**Do this:**
Go through the records and extract every line with the word "that".

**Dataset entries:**
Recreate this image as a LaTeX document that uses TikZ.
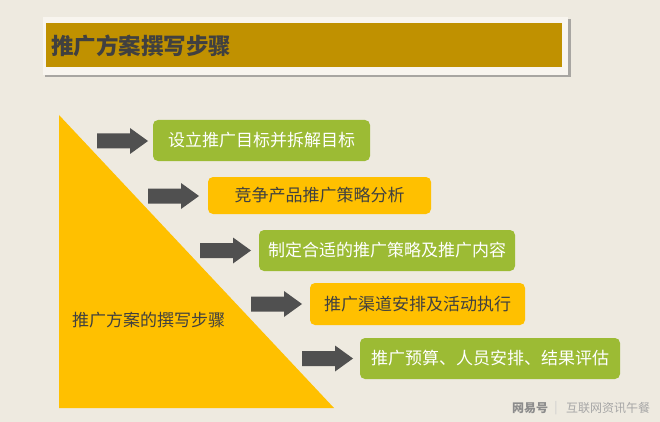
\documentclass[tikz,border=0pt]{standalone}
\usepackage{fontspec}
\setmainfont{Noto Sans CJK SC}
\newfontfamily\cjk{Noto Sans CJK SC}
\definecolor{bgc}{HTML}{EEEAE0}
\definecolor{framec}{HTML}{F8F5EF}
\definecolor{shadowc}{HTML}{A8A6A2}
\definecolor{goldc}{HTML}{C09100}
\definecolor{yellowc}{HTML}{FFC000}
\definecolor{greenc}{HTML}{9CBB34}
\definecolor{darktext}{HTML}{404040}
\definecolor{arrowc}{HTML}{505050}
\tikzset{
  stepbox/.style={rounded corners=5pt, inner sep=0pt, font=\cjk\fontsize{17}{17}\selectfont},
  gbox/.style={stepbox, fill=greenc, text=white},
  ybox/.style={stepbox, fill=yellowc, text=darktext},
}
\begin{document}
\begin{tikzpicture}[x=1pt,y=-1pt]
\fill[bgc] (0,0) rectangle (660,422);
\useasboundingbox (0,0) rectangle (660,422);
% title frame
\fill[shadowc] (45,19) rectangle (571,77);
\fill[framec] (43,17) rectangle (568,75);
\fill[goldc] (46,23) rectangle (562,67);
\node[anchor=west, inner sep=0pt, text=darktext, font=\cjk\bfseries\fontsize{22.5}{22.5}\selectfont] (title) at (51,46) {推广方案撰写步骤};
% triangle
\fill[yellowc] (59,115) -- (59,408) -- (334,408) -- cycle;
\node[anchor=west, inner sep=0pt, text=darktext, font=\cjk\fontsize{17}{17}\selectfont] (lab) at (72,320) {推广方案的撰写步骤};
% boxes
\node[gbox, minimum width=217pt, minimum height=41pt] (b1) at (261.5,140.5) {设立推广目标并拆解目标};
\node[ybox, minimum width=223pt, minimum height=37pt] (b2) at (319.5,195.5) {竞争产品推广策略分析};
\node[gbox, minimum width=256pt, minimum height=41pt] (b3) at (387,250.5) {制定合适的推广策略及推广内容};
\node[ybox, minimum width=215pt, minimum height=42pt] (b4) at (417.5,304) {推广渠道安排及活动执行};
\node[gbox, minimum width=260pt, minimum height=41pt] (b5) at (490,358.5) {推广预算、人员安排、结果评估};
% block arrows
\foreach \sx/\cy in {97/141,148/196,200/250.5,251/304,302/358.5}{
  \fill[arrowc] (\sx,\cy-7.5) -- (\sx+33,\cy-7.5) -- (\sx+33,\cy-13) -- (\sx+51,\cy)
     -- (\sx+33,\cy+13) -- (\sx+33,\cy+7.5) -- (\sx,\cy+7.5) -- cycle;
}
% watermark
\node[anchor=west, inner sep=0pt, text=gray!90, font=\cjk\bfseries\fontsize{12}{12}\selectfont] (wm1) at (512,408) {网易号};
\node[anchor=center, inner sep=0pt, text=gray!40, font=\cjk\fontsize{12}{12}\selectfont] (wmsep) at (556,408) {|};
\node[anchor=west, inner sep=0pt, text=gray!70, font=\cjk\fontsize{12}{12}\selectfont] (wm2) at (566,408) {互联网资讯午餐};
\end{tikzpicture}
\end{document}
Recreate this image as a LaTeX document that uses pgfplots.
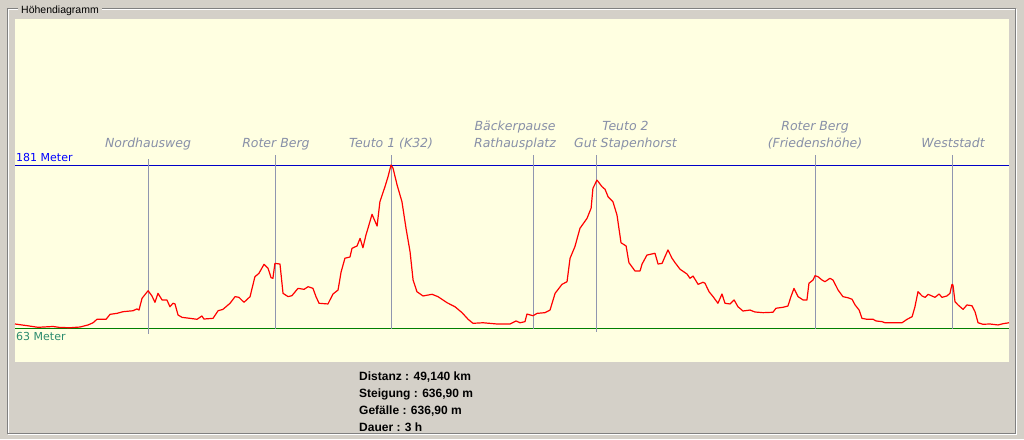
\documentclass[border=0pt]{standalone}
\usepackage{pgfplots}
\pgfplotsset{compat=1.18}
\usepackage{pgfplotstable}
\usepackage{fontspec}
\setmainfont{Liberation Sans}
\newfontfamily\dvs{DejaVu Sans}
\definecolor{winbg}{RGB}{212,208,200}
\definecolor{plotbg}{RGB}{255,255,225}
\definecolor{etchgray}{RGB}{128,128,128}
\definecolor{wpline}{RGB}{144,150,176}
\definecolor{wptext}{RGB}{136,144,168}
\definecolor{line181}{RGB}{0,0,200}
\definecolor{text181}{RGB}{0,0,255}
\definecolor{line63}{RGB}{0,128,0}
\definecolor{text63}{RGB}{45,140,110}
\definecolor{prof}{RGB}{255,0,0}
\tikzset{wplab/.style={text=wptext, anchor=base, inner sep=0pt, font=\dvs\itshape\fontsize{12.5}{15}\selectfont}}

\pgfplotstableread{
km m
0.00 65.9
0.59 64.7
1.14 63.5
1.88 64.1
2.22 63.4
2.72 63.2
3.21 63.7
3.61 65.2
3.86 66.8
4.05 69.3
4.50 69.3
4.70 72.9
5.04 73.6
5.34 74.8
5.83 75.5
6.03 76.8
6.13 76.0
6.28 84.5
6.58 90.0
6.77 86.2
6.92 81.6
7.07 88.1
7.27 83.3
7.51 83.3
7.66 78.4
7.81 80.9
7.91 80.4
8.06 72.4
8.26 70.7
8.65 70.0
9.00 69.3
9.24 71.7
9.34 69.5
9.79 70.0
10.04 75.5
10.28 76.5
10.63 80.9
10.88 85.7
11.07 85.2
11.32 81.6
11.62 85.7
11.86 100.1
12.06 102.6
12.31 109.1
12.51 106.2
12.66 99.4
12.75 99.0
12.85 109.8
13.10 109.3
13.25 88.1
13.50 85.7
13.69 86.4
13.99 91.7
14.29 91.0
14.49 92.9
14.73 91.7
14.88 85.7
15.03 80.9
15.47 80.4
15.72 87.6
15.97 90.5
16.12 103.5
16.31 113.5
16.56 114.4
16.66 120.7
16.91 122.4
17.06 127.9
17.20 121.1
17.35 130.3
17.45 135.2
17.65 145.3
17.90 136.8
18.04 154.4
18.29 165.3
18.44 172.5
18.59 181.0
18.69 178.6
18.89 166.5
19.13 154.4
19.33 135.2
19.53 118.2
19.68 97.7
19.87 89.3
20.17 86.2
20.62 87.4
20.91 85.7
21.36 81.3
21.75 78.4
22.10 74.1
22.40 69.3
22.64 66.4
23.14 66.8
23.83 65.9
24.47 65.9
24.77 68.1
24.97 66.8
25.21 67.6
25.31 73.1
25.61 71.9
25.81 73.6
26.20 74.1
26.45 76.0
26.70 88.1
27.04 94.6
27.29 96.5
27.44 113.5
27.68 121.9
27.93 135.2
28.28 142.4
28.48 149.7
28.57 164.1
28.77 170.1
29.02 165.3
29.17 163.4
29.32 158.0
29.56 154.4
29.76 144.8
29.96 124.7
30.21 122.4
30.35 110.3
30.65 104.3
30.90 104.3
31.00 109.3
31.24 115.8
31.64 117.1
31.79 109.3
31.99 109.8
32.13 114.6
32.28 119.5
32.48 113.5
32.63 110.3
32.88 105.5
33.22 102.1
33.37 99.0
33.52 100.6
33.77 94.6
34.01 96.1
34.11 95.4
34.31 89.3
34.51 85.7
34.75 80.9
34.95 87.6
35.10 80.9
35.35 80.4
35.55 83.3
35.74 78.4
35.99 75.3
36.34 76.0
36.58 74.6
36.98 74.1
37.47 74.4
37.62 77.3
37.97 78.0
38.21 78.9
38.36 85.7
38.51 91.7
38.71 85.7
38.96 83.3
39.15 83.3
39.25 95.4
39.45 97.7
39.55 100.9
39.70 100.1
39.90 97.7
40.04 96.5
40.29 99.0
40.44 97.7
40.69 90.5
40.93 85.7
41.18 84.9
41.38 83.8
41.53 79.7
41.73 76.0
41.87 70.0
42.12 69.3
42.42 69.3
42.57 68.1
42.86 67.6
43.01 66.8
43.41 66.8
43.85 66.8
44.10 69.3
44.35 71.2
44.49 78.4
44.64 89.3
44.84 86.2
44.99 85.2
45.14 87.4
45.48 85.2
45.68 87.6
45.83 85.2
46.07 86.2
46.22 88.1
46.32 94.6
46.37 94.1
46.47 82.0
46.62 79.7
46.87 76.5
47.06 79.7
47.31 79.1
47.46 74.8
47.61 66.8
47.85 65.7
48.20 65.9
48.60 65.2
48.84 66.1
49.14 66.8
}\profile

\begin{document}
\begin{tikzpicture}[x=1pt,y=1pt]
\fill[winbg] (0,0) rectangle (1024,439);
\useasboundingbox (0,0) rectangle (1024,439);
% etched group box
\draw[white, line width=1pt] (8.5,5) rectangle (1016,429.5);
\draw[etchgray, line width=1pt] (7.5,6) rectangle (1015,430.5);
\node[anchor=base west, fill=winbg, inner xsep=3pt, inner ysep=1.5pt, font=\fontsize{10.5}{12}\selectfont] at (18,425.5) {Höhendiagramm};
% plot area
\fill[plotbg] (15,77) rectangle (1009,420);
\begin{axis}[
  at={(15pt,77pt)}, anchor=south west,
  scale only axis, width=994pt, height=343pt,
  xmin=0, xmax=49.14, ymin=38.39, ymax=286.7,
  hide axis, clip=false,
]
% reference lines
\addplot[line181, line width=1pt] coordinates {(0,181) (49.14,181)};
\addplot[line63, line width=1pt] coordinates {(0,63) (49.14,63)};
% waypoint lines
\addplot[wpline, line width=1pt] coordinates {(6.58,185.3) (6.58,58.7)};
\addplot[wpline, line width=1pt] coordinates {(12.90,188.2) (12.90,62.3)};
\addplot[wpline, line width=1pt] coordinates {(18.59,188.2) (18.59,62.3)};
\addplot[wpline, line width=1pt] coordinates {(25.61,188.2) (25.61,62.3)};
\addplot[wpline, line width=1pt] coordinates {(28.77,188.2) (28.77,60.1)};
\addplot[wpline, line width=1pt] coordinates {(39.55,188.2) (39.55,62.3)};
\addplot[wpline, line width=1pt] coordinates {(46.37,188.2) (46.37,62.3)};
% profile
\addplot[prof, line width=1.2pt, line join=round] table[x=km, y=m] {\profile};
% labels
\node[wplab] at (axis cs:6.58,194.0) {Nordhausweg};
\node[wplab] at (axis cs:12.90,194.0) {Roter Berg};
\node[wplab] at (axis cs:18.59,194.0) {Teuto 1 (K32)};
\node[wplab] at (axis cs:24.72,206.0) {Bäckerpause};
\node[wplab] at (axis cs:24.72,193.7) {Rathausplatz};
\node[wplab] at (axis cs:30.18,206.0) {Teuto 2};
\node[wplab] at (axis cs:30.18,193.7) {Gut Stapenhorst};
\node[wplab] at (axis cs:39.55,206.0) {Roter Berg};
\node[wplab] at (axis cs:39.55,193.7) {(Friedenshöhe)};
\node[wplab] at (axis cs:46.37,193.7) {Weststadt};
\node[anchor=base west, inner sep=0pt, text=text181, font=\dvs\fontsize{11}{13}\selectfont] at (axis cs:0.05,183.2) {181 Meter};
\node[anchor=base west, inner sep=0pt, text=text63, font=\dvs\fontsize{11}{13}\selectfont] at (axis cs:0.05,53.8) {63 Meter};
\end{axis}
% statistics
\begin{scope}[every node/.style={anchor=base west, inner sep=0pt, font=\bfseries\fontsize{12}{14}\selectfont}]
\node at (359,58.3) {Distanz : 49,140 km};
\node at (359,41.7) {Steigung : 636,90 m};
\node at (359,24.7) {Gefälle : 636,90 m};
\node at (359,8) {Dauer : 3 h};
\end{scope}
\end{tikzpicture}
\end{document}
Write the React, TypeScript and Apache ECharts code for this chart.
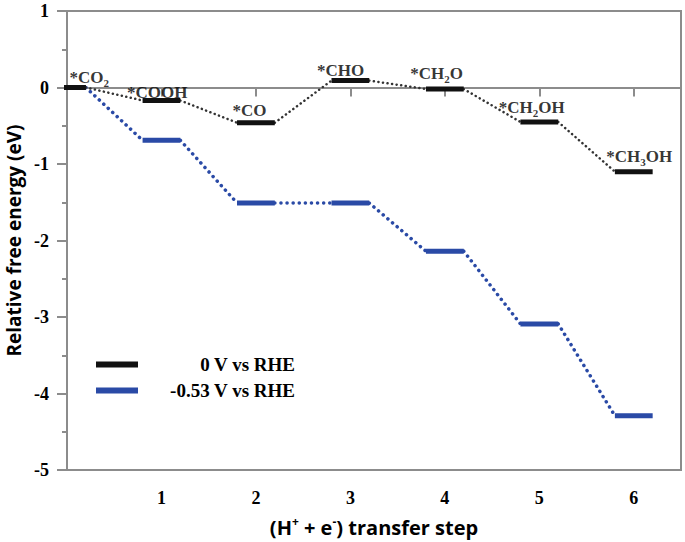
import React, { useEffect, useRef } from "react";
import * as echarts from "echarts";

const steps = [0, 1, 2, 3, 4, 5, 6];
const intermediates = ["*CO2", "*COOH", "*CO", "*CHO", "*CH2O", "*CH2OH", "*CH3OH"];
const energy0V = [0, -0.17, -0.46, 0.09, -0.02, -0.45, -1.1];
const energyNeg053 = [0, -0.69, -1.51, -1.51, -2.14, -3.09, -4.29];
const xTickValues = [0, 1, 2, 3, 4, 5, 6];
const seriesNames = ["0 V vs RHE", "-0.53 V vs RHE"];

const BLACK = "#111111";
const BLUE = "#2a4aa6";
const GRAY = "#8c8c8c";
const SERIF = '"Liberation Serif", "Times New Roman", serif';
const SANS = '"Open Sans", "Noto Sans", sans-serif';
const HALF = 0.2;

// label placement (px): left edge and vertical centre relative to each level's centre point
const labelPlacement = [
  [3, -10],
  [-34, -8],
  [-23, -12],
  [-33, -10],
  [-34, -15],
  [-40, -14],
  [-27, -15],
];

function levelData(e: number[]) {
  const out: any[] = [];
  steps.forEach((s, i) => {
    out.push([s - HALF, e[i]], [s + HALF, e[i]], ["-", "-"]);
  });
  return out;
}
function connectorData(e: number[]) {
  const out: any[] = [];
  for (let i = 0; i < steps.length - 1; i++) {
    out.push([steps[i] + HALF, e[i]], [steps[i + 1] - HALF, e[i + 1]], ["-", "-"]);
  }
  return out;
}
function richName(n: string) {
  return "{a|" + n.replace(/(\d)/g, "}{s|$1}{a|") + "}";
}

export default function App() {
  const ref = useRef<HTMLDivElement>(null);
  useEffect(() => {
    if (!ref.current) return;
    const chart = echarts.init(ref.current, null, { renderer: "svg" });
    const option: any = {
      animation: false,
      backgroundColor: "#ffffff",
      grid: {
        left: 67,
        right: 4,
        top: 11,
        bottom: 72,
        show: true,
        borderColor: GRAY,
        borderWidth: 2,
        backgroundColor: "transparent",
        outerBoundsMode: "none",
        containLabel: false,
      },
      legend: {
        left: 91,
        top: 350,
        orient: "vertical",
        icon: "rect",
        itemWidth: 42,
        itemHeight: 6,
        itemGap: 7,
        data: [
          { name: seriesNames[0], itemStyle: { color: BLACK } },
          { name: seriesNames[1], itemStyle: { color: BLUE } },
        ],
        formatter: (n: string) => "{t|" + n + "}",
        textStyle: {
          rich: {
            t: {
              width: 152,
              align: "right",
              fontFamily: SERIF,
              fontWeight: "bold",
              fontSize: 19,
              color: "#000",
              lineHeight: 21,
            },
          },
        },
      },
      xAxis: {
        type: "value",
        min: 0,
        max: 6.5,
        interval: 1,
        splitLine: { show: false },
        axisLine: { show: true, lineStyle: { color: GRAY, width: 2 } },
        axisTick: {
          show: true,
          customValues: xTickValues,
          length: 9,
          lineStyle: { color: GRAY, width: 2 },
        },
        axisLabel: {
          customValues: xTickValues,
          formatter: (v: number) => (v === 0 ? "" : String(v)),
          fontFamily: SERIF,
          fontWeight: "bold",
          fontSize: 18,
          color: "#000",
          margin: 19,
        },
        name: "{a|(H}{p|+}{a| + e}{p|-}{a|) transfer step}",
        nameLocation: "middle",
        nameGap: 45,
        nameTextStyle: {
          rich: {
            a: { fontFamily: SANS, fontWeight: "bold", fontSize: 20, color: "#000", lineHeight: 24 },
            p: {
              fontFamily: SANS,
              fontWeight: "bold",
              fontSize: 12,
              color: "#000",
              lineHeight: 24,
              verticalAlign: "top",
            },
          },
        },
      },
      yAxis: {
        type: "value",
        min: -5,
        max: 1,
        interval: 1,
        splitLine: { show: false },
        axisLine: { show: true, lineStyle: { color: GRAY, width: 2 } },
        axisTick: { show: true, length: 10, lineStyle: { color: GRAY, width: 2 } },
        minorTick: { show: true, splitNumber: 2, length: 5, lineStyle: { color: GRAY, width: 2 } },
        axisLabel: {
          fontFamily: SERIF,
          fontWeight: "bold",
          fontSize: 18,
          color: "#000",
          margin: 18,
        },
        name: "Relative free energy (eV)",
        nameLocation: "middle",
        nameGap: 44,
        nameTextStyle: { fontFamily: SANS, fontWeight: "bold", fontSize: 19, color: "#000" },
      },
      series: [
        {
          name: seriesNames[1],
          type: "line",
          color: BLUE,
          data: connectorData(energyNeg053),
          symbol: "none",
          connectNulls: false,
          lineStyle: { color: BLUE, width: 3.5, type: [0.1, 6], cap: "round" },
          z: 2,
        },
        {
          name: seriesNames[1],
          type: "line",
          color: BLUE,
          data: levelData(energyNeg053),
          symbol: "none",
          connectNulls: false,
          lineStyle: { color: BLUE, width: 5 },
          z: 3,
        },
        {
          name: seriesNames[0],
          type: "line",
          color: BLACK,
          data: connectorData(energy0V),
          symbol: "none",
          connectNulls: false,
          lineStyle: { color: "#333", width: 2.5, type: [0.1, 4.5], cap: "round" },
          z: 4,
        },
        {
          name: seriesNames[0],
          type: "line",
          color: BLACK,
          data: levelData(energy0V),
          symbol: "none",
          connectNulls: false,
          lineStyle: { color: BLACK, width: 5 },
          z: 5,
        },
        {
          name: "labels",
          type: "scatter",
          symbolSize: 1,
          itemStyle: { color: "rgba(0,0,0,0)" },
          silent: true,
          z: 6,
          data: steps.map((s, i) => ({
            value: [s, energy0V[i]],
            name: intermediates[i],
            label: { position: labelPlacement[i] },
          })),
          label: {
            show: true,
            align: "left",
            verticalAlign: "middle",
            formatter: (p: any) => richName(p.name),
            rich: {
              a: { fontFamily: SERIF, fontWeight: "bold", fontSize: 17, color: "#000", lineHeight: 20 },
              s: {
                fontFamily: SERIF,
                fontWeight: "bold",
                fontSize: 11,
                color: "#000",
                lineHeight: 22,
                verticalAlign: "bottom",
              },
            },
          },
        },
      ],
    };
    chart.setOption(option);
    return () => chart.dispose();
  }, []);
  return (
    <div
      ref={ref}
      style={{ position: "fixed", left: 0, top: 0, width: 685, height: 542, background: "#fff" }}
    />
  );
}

**Response to this task:**
Recreate this image as a LaTeX document that uses TikZ.
Recreate this image as a LaTeX document that uses pgfplots.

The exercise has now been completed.